With sovereignty as its heart and colonialism as its spine, the body of law that governs the relationship between Native nations and the United States known as “federal Indian law” provides legal scholars a case study in a generations-old power movement. The history of Indian Country advocacy teaches that scholars of social and racial justice ought to broaden theorization beyond their paradigm cases to incorporate the social movement strategy, history, and doctrine of Native nations. Rather than “reasoning from race” as did many other social movements of the twentieth century, Native people have charted their own path toward what Native political theorist Vine Deloria considered a “power movement,” as distinct from the rights movements that ultimately shaped the race doctrines. Within this power movement, Native advocates have taken an approach distinct from movements organized around rights. This approach has allowed Native people to leverage the law in order to remedy historical injustice and subordination directly, rather than hope for antisubordination as a result of formal equality and integration. Such antisubordination measures have included the ability to form their own governments and the creation and management of industries that supply social services to members, including health insurance, free electricity, Head Start education, and elder care. These antisubordination measures have even made their way into federal and state governments, including the preferential hiring of Native peoples to staff the portions of the federal government that regulate Indian Country, and preferential placement of Native children within Native families when resolving their custody within the adoption and foster care systems. McGirt, thus, can be understood to vindicate the doctrines shaped by Native advocates.

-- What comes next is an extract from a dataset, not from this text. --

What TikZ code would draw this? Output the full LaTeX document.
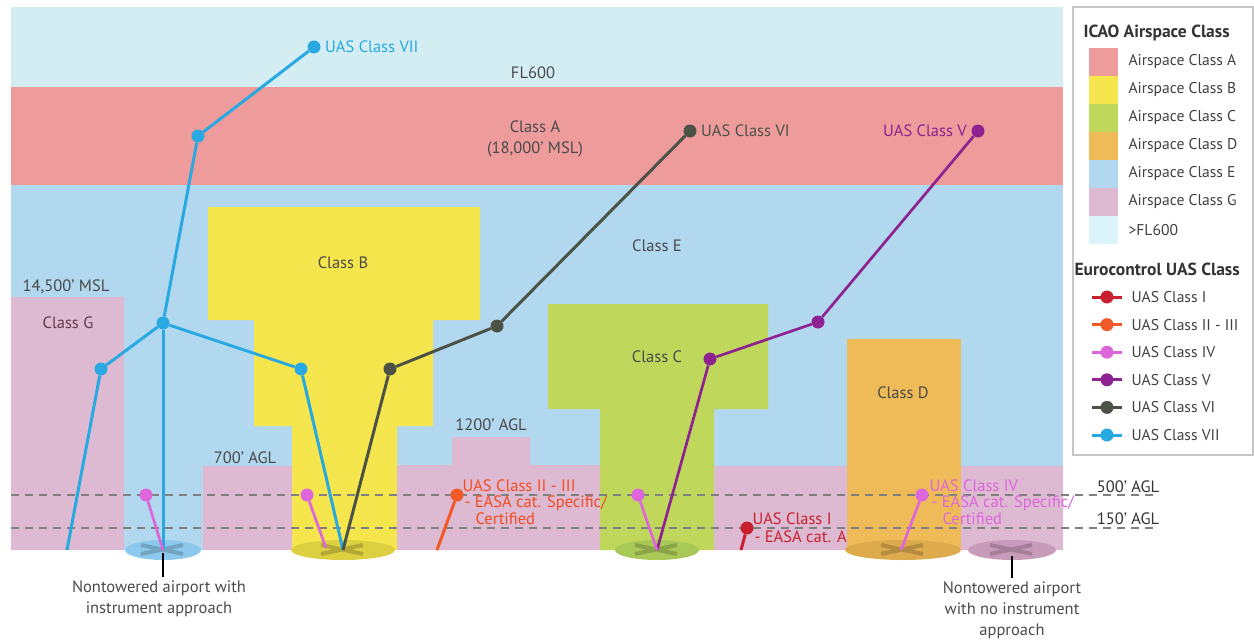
\documentclass[tikz,border=0pt]{standalone}
\usepackage{fontspec}
\setmainfont{PT Sans}
\usetikzlibrary{positioning}

\definecolor{flsky}{HTML}{D4EDF3}
\definecolor{flkey}{HTML}{DAF4FA}
\definecolor{clsA}{HTML}{EE9B9B}
\definecolor{clsB}{HTML}{F4E64C}
\definecolor{clsC}{HTML}{BFD85C}
\definecolor{clsD}{HTML}{EEBB58}
\definecolor{clsE}{HTML}{B1D8EF}
\definecolor{clsG}{HTML}{DDBAD2}
\definecolor{apE}{HTML}{8CC9EC}
\definecolor{apB}{HTML}{DCCF40}
\definecolor{apC}{HTML}{A9C957}
\definecolor{apD}{HTML}{DDAA4C}
\definecolor{apG}{HTML}{C99BBA}
\definecolor{uasI}{HTML}{C8202F}
\definecolor{uasII}{HTML}{F05A28}
\definecolor{uasIV}{HTML}{DD66DD}
\definecolor{uasV}{HTML}{8E2290}
\definecolor{uasVI}{HTML}{4C5346}
\definecolor{uasVII}{HTML}{29A9E1}
\definecolor{txt}{HTML}{4A4A4A}

\begin{document}
\begin{tikzpicture}[x=1pt, y=-1pt,
    every node/.style={font=\fontsize{16.5}{20}\selectfont, text=txt},
    uasdot/.style={circle, fill=#1, inner sep=0pt, minimum size=13pt},
    uasline/.style={draw=#1, line width=3pt},
    agl line/.style={draw=gray, line width=1.5pt, dash pattern=on 8pt off 6pt},
    legend text/.style={anchor=west, font=\fontsize{15.6}{18}\selectfont, text=black!75},
    legend title/.style={anchor=west, font=\bfseries\fontsize{17.5}{20}\selectfont, text=black!80}]

  \useasboundingbox (0,0) rectangle (1254,642);

  \fill[flsky] (11,7) rectangle (1063,87);
  \fill[clsA] (11,87) rectangle (1063,185);
  \fill[clsE] (11,185) rectangle (1063,550);
  \fill[clsB] (208,207) -- (480,207) -- (480,320) -- (433,320) -- (433,426) -- (397,426)
    -- (397,550) -- (292,550) -- (292,426) -- (254,426) -- (254,320) -- (208,320) -- cycle;
  \fill[clsC] (548,304) -- (768,304) -- (768,409) -- (714,409) -- (714,550)
    -- (600,550) -- (600,409) -- (548,409) -- cycle;
  \fill[clsD] (847,339) rectangle (961,550);
  \fill[clsG] (11,297) rectangle (124,550)
    (203,466) rectangle (292,550)
    (397,465) -- (452,465) -- (452,437) -- (530,437) -- (530,465) -- (600,465) -- (600,550) -- (397,550) -- cycle
    (714,466) rectangle (847,550)
    (961,466) rectangle (1063,550);

  \node (fl) at (533,73) {FL600};
  \node[align=center, font=\fontsize{16.5}{21}\selectfont] (a) at (535,139) {Class A\\(18,000’ MSL)};
  \node (e) at (657,246) {Class E};
  \node (b) at (343,263) {Class B};
  \node (c) at (657,357) {Class C};
  \node (d) at (903,393) {Class D};
  \node[text=txt!80!purple] (g) at (68,323) {Class G};
  \node (msl) at (66,287) {14,500’ MSL};
  \node (agl700) at (245,458) {700’ AGL};
  \node (agl1200) at (491,425) {1200’ AGL};
  \node[text=black!80] (agl500) at (1128,487) {500’ AGL};
  \node[text=black!80] (agl150) at (1128,519) {150’ AGL};

  \draw[agl line] (11,495) -- (1153,495);
  \draw[agl line] (11,528) -- (1153,528);

  \foreach \cx/\rx/\col in {163/38/apE, 343/52/apB, 657/42/apC, 903/58/apD, 1012/44/apG} {
    \fill[\col] (\cx,550) ellipse [x radius=\rx pt, y radius=10pt];
    \draw[black, opacity=.18, line width=4pt] (\cx-22,545) -- (\cx+20,554) (\cx-22,554) -- (\cx+20,545);
  }

  \coordinate (g1) at (163,550);
  \coordinate (g2) at (343,550);
  \coordinate (g2iv) at (326,548);
  \coordinate (g3) at (657,550);
  \coordinate (g4iv) at (901,550);
  \coordinate (gvii) at (67,550);
  \coordinate (gii) at (437,550);
  \coordinate (gi) at (741,550);
  \coordinate (t1) at (163,553);
  \coordinate (t5) at (1012,556);

  \node[align=center] (ap1) at (159,599) {Nontowered airport with\\[1pt]instrument approach};
  \node[align=center] (ap5) at (1012,610) {Nontowered airport\\[1pt]with no instrument\\[1pt]approach};
  \draw[black, line width=2.5pt] (t1) -- (t1 |- ap1.north);
  \draw[black, line width=2.5pt] (t5) -- (ap5.north);

  \node[uasdot=uasVII] (vii1) at (314,47) {};
  \node[uasdot=uasVII] (vii2) at (198,136) {};
  \node[uasdot=uasVII] (vii3) at (163,323) {};
  \node[uasdot=uasVII] (vii4) at (101,369) {};
  \node[uasdot=uasVII] (vii5) at (301,369) {};
  \node[uasdot=uasVI] (vi1) at (690,131) {};
  \node[uasdot=uasVI] (vi2) at (497,326) {};
  \node[uasdot=uasVI] (vi3) at (390,369) {};
  \node[uasdot=uasV] (v1) at (978,131) {};
  \node[uasdot=uasV] (v2) at (818,322) {};
  \node[uasdot=uasV] (v3) at (710,359) {};
  \node[uasdot=uasIV] (iv1) at (146,495) {};
  \node[uasdot=uasIV] (iv2) at (307,495) {};
  \node[uasdot=uasIV] (iv3) at (638,495) {};
  \node[uasdot=uasIV] (iv4) at (922,495) {};
  \node[uasdot=uasII] (ii) at (457,495) {};
  \node[uasdot=uasI] (i) at (747,528) {};

  \path[uasline=uasVII]
    (vii1) edge (vii2)
    (vii2) edge (vii3)
    (vii3) edge (vii4)
           edge (g1)
           edge (vii5)
    (vii4) edge (gvii)
    (vii5) edge (g2);
  \path[uasline=uasVI]
    (vi1) edge (vi2)
    (vi2) edge (vi3)
    (vi3) edge (g2);
  \path[uasline=uasV, line width=2.7pt]
    (v1) edge (v2)
    (v2) edge (v3)
    (v3) edge (g3);
  \path[uasline=uasIV, line width=2.7pt]
    (iv1) edge (g1)
    (iv2) edge (g2iv)
    (iv3) edge (g3)
    (iv4) edge (g4iv);
  \path[uasline=uasII] (ii) edge (gii);
  \path[uasline=uasI] (i) edge (gi);

  \node[text=uasVII, right=1pt of vii1] (vii1lbl) {UAS Class VII};
  \node[text=uasVI, right=1pt of vi1] (vi1lbl) {UAS Class VI};
  \node[text=uasV, left=1pt of v1] (v1lbl) {UAS Class V};
  \node[text=uasII!85!red, anchor=north west, align=left, font=\fontsize{16.5}{16.5}\selectfont]
    (iilbl) at (459,476) {UAS Class II - III\\\hspace{2pt}- EASA cat. Specific/\\\hspace{13pt}Certified};
  \node[text=uasIV, anchor=north west, align=left, font=\fontsize{16.5}{16.5}\selectfont]
    (iv4lbl) at (926,476) {UAS Class IV\\\hspace{2pt}- EASA cat. Specific/\\\hspace{13pt}Certified};
  \node[text=uasI, anchor=north west, align=left, font=\fontsize{16.5}{18}\selectfont]
    (ilbl) at (749,509) {UAS Class I\\\hspace{2pt}- EASA cat. A};

  \draw[black!22, line width=1.2pt] (1073,7) rectangle (1253,455);
  \node[legend title] (icao) at (1080,33) {ICAO Airspace Class};
  \foreach \col/\name [count=\k] in {clsA/Airspace Class A, clsB/Airspace Class B, clsC/Airspace Class C,
      clsD/Airspace Class D, clsE/Airspace Class E, clsG/Airspace Class G, flkey/>FL600} {
    \fill[\col] (1089,{20+28*\k}) rectangle ++(29,28);
    \node[legend text] at (1125,{34+28*\k}) {\name};
  }
  \node[legend title] (euro) at (1071,269) {Eurocontrol UAS Class};
  \foreach \col/\name [count=\k] in {uasI/UAS Class I, uasII/UAS Class II - III, uasIV/UAS Class IV,
      uasV/UAS Class V, uasVI/UAS Class VI, uasVII/UAS Class VII} {
    \draw[\col, line width=3pt] (1092,{269.4+27.6*\k}) -- (1122,{269.4+27.6*\k});
    \node[uasdot=\col] at (1107,{269.4+27.6*\k}) {};
    \node[legend text] at (1128,{269.4+27.6*\k}) {\name};
  }
\end{tikzpicture}
\end{document}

Federal Indian law generally and McGirt in particular reveal the need to broaden the particular cases from which theories of regulation and legal change are formulated. In particular, they teach that these theories would benefit from the inclusion of the strategies and histories of Native power movements and drawing from these movements a deeper understanding of the social dynamics of power. Federal Indian law demonstrates how law can be harnessed for social change within the context of these power dynamics. Finally, in closing, this Essay offers some advice for Indian Country following McGirt. In particular, it aims to remind advocates to embrace the “unthinkable” nature of federal Indian law and to recognize that its power lies in its ability to change the world before changing minds.